Thereafter, on March 29, 1984, Aetna received a second proof of loss, dated March 5, 1984, and entitled "Initial Proof of Loss," in which First Security claimed the amount of $2,176,861.60 as the result of Gillette's allegedly fraudulent involvement in the Copple transactions. This document also reasserted the loss which was the subject of the October 1983 communication.

In First Security Bank v. New Hampshire Ins. Co., 232 Neb. 493, 441 N.W.2d 188 (1989), we held that in order for an insured to recover under a discovery bankers blanket bond, the insured must establish that it (1) discovered the loss within the period of the bond's existence, (2) furnished written notice to the underwriter at the earliest practicable moment after discovery of the loss, and (3) furnished the underwriter proof of loss with full particulars within the time specified by the bond.

Resolving the confusion as to the date of the October 1983 proof of loss in favor of First Security and thus assuming that that document was submitted seasonably, the fact remains that the loss described therein was, by First Security's own admission, not discovered within the period of the bond's existence. Thus, the loss which is the subject of that communication is not covered by the bond.

The March 1984 proof of loss clearly was not submitted to Aetna within 6 months of the termination of the bond as was required; consequently, the losses reported in the March letter are likewise not covered. First Security's argument that the March 1984 proof of loss merely amended and thus related back in time to its October 1983 submission is untenable. The later submission added a series of transactions which were not mentioned in the earlier submission and increased First Security's claim by more than $2 million. There can be no question but that the March 1984 letter constituted a new, and untimely, proof of loss.

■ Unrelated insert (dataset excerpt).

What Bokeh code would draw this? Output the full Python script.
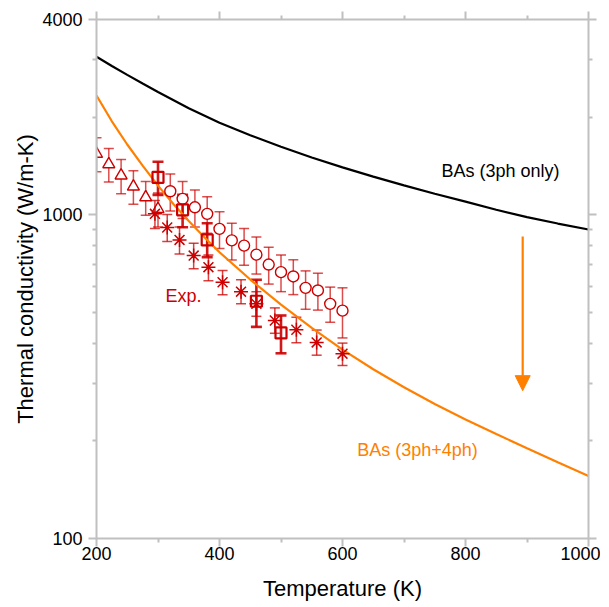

The record discloses that there exists in this case no genuine issue as to any material fact or as to the ultimate inferences that may be drawn from the material facts and that Aetna, as the moving party, is entitled to judgment as a matter of law. Accordingly, the district court properly granted Aetna's motion for summary judgment. Gatzemeyer v. Neligh Township, 233 Neb. 329, 445 N.W.2d 593 (1989); State Farm Fire & Cas. Co. v. Victor, 232 Neb. 942, 442 N.W.2d 880 (1989).